Monday, August 22, 2005

Wal-Mart and One Stop Shopping

The Times story raises another important Wal-Mart issue. In her support of the entry of Wal-Mart, Annadale's Lisa Tortosa, pooh poohs the traffic argument by pointing out that a Wal-Mart might actually cut down on car trips:

At least with Wal-Mart you can go to one store like this to buy everything you need, instead of going to five stores. That might mean people actually drive around less.
What Ms. Tortosa is missing is the impact that the retail giant will have on local store owners (those other five stores). It is precisely this kind of saturation that has devastated downtown areas all over the country. It is also why the borough president's economic development argument, much like the mayor's own specious "five borough economic development plan," needs careful scrutiny. What's lost must be examined along with any putative gains.
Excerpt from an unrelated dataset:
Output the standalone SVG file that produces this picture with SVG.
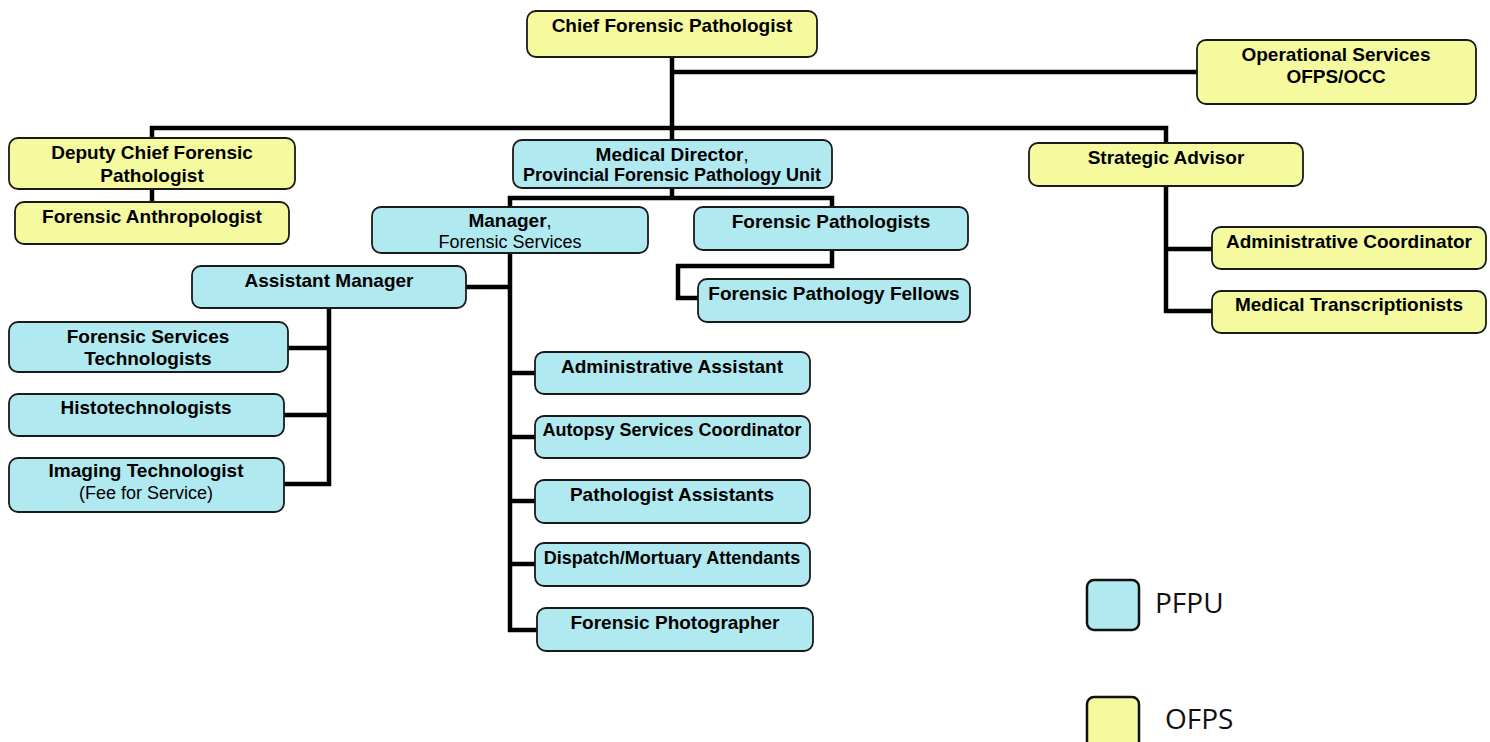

At the same time, however, Tortosa is also wrong about the traffic argument considering the store will generate over one hundred thousand car trips a week. These shoppers will not be coming from Richmond Valley or Tottenville but from points north on the Island. New car trips will also be generated from Brooklynites attracted to the "low price" hype. In addition, the Lucent site can accommodate at least two or three more big box stores and, if Wal-Mart is built, they will come. If you live nearby say goodbye to your nice quiet neighborhood.